Drinking one or more cups of plain, black coffee a day has been associated with a long-term reduced risk of heart failure, according to three major studies from the American Heart Association (AHA).
Heart failure occurs when a weakened heart fails to supply the body’s cells with enough blood to get the oxygen needed to keep the body functioning properly. People with heart failure suffer fatigue and shortness of breath and have trouble walking, climbing stairs or other daily activities.
“It is intriguing that these three studies suggest that drinking coffee is associated with a decreased risk of heart failure and that coffee can be part of a healthy dietary pattern if consumed plain, without added sugar and high fat dairy products such as cream,” said experts.
The study, which began in 1948, enrolled over 5,000 people with no diagnosed heart disease who lived in Massachusetts, US. The study has followed those people and their offspring for 72 years over three generations.
Altogether, the studies provided dietary information on more than 21,000 adult Americans.
Compared with people who didn’t drink coffee, the analysis found the risk of heart failure over time decreased between 5 percent and 12 percent for each cup of coffee consumed each day in the study.
The risk of heart failure remained the same for drinking no coffee or one cup per day, according to another study. But when people drank two or more cups of black coffee a day the risk decreased by about 30 percent, the analysis found.
“The association between caffeine and heart failure risk reduction was surprising,” said senior author Dr. David Kao, medical director of the Colorado Center for Personalized Medicine at US.
“Coffee and caffeine are often considered by the general population to be ‘bad’ for the heart because people associate them with palpitations, high blood pressure, etc. The consistent relationship between increasing caffeine consumption and decreasing heart failure risk turns that assumption on its head,” Mr. Kao said in a statement.
Be a little cautious
All of these studies were done with drinking black coffee. However, many people add dairy, sugars, flavors or non dairy creamers that are high in calories, added sugar and fat. That likely negates any heart-healthy benefits, warns the AHA. Also, the benefit did not extend to decaffeinated coffee. Instead, the analysis found an association between decaf coffee and an increased risk for heart failure.

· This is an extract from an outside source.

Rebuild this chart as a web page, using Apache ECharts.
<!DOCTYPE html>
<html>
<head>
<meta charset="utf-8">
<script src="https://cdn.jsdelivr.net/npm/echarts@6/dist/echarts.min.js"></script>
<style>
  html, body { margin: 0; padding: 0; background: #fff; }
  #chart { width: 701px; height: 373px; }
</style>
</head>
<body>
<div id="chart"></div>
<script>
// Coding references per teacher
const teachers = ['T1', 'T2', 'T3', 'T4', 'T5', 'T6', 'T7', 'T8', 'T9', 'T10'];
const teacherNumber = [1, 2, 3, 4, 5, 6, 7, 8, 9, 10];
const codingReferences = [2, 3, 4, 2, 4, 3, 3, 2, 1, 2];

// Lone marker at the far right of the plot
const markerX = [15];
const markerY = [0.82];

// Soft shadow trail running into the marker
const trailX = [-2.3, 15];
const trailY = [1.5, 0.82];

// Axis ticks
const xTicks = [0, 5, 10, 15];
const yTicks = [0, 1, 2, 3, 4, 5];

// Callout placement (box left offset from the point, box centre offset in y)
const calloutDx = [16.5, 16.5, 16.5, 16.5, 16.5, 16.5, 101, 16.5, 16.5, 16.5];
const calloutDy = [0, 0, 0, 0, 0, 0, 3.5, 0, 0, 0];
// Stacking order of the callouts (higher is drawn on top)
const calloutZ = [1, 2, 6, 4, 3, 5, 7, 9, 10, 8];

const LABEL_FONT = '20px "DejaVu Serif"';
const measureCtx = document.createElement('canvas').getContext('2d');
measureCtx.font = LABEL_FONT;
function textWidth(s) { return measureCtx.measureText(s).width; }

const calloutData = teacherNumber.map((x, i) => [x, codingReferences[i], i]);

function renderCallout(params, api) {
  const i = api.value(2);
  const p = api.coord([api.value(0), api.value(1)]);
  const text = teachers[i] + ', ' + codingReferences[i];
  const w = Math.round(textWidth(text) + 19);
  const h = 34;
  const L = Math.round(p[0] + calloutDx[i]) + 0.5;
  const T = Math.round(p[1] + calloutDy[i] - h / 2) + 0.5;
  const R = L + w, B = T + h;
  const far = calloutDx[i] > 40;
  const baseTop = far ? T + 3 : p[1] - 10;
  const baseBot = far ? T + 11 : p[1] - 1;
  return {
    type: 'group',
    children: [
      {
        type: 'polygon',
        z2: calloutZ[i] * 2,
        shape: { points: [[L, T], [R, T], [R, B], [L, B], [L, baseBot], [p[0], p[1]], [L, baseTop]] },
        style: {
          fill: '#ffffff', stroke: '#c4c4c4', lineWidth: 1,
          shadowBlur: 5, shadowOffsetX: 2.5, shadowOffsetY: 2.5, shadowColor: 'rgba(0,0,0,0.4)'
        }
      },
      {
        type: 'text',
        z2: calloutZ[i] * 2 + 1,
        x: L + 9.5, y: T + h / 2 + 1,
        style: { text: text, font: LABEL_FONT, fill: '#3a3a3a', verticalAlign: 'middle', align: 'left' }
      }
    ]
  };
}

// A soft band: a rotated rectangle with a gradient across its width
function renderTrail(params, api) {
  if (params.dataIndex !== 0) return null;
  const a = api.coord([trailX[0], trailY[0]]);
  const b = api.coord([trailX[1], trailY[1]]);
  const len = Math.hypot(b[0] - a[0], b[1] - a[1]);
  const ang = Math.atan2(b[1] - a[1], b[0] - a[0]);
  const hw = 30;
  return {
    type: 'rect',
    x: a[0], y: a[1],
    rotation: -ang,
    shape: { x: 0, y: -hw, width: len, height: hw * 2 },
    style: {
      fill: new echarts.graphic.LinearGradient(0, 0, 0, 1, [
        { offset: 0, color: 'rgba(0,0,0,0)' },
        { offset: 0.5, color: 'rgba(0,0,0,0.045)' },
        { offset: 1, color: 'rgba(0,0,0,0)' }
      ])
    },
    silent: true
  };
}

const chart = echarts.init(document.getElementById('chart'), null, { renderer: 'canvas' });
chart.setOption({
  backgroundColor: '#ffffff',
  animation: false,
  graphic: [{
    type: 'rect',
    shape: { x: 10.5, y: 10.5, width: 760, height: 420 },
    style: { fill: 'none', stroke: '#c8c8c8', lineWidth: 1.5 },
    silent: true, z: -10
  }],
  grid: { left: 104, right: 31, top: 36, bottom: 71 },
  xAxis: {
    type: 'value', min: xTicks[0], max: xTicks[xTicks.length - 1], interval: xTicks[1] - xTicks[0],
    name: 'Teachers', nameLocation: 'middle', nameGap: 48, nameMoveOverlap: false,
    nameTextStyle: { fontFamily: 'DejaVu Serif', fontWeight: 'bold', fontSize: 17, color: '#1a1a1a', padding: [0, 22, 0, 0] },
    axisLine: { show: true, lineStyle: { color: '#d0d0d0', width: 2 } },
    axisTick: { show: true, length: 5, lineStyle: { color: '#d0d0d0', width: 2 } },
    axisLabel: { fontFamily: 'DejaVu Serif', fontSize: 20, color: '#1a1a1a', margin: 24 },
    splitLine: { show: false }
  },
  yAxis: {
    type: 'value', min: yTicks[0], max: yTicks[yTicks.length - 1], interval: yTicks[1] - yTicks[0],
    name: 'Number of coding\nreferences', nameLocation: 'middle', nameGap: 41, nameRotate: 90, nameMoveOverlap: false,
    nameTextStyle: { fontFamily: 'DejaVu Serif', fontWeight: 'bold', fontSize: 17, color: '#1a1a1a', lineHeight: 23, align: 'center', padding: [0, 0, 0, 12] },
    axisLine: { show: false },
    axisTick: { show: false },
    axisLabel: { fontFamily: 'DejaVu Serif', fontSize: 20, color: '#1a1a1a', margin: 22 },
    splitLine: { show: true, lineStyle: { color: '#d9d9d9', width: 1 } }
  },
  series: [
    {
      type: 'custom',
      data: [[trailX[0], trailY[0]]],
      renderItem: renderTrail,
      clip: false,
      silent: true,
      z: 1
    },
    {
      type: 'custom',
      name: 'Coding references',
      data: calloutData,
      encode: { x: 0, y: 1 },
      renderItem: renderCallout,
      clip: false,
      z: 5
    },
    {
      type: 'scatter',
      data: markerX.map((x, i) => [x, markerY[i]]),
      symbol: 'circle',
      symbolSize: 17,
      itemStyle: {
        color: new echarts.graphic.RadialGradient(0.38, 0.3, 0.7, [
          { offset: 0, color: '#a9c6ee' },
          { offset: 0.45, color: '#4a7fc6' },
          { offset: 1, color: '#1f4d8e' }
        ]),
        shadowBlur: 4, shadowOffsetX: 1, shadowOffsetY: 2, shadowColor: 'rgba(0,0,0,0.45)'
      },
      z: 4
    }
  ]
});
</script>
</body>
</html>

Also be aware that in most studies a cup of coffee is only 8 ounces while the standard cup at the coffee shop is double that at 16 ounces.
Who should stay away from coffee?
Caffeine can be dangerous if consumed in excess by certain populations, research has shown. High levels of coffee consumption (more than 4 cups) during pregnancy was associated with low birth weight, preterm birth and stillbirths in a 2017 study. For women with a higher likelihood of bone fractures, coffee raised that risk though the same was not true for men.
Past studies also suggested people with sleep issues or uncontrolled diabetes should check with a doctor before adding caffeine to their diets.
And, of course, these benefits do not apply to kids. Children and adolescents should not drink colas, coffees, energy drinks or other beverages with any amount of caffeine, according to the American Academy of Pediatrics.